### THE INPUT
## BEGIN
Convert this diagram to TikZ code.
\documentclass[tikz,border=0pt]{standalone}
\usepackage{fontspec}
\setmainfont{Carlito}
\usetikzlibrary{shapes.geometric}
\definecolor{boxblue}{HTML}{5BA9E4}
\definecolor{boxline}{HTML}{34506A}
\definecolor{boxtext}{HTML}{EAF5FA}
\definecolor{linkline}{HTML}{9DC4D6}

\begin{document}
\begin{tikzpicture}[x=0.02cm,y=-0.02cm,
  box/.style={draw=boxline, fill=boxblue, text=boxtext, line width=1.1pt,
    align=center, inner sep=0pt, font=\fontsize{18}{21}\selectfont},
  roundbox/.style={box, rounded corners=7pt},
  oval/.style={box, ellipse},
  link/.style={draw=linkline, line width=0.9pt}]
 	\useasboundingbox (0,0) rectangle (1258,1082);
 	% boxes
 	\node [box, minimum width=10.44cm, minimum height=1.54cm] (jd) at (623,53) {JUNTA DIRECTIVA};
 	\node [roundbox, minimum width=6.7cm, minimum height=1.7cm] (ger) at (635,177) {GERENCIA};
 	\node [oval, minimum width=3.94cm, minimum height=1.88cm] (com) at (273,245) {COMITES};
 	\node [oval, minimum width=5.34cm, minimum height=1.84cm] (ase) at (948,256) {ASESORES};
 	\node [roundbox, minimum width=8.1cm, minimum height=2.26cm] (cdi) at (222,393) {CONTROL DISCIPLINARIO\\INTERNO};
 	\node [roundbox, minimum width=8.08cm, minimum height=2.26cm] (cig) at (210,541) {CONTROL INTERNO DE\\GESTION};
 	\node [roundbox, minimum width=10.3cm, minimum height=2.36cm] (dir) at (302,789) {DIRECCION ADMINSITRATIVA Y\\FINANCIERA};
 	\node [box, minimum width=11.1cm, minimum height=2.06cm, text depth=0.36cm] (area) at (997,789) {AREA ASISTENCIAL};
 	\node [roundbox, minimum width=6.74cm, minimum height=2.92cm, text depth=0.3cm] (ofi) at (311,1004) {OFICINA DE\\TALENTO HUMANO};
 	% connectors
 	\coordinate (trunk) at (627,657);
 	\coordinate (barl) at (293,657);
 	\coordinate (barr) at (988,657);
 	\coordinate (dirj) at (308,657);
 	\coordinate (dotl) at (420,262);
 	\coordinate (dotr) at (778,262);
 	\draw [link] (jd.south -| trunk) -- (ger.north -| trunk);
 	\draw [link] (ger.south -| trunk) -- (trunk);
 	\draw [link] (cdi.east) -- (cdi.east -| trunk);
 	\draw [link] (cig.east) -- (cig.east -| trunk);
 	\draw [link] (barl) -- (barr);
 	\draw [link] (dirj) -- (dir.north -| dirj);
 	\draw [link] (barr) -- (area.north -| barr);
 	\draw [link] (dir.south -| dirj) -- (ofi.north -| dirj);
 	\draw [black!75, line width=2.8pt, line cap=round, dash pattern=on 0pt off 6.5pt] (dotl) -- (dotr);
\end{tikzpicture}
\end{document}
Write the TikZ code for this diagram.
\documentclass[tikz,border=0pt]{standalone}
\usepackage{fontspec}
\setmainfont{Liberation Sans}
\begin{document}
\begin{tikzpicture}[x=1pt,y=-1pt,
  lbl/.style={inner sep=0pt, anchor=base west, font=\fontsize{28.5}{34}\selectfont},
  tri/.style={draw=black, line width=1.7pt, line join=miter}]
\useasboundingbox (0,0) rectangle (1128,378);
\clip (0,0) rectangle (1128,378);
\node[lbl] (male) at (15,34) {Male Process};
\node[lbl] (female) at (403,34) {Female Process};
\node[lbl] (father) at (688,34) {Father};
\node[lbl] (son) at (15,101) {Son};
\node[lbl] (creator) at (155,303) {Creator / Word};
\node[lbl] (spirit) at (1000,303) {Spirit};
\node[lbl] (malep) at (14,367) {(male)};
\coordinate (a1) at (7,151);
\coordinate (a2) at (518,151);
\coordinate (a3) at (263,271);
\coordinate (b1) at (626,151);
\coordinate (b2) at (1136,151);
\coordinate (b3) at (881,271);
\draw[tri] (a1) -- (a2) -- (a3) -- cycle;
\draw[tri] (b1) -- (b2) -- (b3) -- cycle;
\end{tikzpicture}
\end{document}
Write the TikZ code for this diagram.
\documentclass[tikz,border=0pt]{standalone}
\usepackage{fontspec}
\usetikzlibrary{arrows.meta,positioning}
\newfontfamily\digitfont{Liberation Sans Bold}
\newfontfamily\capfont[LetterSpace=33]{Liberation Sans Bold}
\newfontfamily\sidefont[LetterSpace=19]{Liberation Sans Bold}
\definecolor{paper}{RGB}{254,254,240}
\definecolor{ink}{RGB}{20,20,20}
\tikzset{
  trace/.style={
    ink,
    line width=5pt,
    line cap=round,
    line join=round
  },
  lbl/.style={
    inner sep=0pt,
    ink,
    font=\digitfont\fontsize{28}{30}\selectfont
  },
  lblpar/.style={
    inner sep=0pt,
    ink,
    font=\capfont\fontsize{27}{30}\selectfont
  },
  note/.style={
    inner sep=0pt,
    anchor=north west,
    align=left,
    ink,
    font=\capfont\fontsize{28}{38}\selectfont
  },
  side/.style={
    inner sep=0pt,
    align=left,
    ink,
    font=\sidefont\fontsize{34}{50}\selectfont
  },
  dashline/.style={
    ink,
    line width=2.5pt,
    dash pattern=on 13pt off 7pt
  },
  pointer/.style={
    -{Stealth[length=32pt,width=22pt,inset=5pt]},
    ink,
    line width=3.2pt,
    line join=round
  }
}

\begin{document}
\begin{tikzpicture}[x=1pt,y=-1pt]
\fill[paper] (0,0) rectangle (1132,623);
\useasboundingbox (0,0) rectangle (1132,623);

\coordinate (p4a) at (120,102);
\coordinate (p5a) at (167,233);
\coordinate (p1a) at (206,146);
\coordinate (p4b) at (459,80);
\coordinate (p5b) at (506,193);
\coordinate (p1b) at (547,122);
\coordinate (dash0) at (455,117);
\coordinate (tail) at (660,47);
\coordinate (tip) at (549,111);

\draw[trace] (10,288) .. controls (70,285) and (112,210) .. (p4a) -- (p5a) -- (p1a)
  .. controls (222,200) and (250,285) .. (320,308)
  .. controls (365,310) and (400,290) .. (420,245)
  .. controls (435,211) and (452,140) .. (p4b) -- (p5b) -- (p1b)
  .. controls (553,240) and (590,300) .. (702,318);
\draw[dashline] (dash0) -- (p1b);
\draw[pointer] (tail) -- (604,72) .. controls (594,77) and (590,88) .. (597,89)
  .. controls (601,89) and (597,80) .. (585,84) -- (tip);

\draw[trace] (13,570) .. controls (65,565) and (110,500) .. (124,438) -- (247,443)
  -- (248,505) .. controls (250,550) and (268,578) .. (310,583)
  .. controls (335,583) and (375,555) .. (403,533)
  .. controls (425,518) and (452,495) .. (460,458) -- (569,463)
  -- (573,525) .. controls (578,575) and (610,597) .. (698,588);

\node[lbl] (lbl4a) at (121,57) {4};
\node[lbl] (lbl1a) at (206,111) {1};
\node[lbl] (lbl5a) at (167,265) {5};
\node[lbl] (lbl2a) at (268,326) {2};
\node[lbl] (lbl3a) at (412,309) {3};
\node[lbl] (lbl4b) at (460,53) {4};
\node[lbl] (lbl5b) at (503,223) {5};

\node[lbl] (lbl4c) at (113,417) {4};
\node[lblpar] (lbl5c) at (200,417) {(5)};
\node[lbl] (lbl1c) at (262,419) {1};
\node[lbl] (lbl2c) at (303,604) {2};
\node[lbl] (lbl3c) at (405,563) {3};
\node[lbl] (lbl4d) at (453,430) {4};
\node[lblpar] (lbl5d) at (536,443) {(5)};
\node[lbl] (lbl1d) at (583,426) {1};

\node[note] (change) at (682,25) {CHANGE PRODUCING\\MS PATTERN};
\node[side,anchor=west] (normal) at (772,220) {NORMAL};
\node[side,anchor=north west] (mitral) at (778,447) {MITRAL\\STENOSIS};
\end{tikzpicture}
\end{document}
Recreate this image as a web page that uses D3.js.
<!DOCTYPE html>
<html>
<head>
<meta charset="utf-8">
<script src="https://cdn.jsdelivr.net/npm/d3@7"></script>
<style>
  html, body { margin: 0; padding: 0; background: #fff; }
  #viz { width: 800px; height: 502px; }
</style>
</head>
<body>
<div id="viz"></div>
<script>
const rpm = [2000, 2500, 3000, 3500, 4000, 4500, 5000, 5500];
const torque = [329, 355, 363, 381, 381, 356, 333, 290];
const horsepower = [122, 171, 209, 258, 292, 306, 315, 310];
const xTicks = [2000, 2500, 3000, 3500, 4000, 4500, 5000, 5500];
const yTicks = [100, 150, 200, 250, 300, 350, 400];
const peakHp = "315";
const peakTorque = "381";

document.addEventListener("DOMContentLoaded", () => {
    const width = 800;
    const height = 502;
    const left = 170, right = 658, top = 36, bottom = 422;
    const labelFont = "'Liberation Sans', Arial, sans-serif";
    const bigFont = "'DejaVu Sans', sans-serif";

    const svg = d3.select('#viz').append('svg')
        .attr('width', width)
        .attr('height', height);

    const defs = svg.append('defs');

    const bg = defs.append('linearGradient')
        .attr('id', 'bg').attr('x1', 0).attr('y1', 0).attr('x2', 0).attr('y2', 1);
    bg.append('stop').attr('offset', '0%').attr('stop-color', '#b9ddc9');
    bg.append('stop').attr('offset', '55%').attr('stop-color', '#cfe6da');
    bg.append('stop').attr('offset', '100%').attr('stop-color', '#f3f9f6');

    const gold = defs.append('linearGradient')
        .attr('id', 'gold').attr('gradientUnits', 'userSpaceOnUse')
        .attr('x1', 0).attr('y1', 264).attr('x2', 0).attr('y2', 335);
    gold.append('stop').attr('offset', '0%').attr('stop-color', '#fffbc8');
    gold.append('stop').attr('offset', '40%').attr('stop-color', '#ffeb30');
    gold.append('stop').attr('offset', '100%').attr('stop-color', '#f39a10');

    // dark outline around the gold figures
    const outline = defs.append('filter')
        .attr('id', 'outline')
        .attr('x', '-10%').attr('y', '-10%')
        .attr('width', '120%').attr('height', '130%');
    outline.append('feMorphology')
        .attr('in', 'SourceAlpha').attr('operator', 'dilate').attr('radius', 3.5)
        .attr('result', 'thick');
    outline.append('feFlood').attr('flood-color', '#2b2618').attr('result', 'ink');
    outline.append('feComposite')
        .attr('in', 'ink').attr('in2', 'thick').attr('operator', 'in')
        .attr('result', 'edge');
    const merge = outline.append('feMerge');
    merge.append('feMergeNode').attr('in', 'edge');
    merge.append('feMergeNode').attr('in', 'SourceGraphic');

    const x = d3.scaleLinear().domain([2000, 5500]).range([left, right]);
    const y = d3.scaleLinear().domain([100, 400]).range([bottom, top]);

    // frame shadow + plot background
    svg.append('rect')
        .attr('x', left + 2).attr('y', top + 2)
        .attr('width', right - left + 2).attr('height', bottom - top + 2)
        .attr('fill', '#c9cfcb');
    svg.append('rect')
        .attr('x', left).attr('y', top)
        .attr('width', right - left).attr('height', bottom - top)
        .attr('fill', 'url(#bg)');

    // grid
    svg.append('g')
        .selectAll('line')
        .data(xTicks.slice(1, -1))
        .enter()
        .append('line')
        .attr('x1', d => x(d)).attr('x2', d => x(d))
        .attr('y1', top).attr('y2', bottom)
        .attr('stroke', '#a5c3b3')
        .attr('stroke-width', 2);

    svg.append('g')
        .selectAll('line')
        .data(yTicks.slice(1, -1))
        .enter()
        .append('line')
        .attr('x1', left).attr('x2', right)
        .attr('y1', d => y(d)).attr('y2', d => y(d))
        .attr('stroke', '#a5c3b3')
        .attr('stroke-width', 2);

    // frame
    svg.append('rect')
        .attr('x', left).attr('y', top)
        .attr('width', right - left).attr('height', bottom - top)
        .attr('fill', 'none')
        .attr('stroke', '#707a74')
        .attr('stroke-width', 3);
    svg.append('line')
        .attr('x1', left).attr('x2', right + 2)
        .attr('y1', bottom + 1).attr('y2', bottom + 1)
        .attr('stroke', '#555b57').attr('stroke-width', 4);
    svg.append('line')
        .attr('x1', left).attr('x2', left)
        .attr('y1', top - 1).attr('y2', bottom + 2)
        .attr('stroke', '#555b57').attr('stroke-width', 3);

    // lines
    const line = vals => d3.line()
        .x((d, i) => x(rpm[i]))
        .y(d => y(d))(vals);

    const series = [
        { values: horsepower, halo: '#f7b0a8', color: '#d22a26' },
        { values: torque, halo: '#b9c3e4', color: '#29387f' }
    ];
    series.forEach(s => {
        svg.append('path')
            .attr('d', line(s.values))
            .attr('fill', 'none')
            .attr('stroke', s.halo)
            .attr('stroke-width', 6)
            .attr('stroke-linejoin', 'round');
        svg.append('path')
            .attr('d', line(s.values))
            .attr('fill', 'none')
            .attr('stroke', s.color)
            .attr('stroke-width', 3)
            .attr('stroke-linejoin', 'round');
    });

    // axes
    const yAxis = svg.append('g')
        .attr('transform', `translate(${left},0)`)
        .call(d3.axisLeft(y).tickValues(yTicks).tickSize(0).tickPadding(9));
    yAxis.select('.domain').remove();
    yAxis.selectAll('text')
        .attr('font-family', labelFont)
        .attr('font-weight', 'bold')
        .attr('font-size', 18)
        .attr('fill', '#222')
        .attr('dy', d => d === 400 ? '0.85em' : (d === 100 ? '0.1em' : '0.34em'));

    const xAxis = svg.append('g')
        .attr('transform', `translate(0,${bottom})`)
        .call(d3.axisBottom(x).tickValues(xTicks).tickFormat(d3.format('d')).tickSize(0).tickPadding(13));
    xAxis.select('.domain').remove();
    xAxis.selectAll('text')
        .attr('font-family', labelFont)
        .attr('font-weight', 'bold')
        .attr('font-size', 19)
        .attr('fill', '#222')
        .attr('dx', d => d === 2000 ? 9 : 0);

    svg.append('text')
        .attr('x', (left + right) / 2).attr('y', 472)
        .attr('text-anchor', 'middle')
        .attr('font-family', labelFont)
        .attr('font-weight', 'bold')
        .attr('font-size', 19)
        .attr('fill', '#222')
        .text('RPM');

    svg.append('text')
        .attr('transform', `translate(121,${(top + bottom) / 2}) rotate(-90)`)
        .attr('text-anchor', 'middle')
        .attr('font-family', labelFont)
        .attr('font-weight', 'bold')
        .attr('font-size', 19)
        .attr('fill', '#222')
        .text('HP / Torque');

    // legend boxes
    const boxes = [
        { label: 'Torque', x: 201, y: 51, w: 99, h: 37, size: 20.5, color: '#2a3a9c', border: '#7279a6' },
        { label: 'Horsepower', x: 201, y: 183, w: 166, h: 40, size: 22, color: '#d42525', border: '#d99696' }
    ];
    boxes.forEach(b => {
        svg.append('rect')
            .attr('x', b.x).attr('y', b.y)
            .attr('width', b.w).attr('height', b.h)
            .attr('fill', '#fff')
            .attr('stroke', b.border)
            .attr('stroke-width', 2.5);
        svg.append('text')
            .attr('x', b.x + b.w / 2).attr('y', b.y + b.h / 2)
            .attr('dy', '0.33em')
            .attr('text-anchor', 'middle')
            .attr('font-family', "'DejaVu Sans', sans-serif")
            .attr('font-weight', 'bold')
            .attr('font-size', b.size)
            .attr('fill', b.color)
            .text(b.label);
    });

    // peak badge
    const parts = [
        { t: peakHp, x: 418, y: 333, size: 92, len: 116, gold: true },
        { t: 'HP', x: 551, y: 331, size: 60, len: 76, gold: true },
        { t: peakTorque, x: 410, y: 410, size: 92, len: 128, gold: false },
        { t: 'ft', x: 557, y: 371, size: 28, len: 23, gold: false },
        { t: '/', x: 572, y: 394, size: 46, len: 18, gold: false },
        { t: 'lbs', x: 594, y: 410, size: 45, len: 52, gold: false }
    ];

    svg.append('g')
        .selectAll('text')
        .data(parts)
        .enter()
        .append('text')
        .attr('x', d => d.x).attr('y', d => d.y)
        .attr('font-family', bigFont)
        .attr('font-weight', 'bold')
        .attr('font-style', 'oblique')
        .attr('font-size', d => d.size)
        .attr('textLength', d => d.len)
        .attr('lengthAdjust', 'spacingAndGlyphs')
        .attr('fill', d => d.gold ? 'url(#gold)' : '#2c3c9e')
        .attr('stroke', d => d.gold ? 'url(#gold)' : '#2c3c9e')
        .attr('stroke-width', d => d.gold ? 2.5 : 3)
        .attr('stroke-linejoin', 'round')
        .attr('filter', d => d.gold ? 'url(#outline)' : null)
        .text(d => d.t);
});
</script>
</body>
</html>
## END
### PROBLEM
Only lines with "this" are wanted here; list each of them.

### EXPECTED ANSWER
Convert this diagram to TikZ code.
Write the TikZ code for this diagram.
Write the TikZ code for this diagram.
Recreate this image as a web page that uses D3.js.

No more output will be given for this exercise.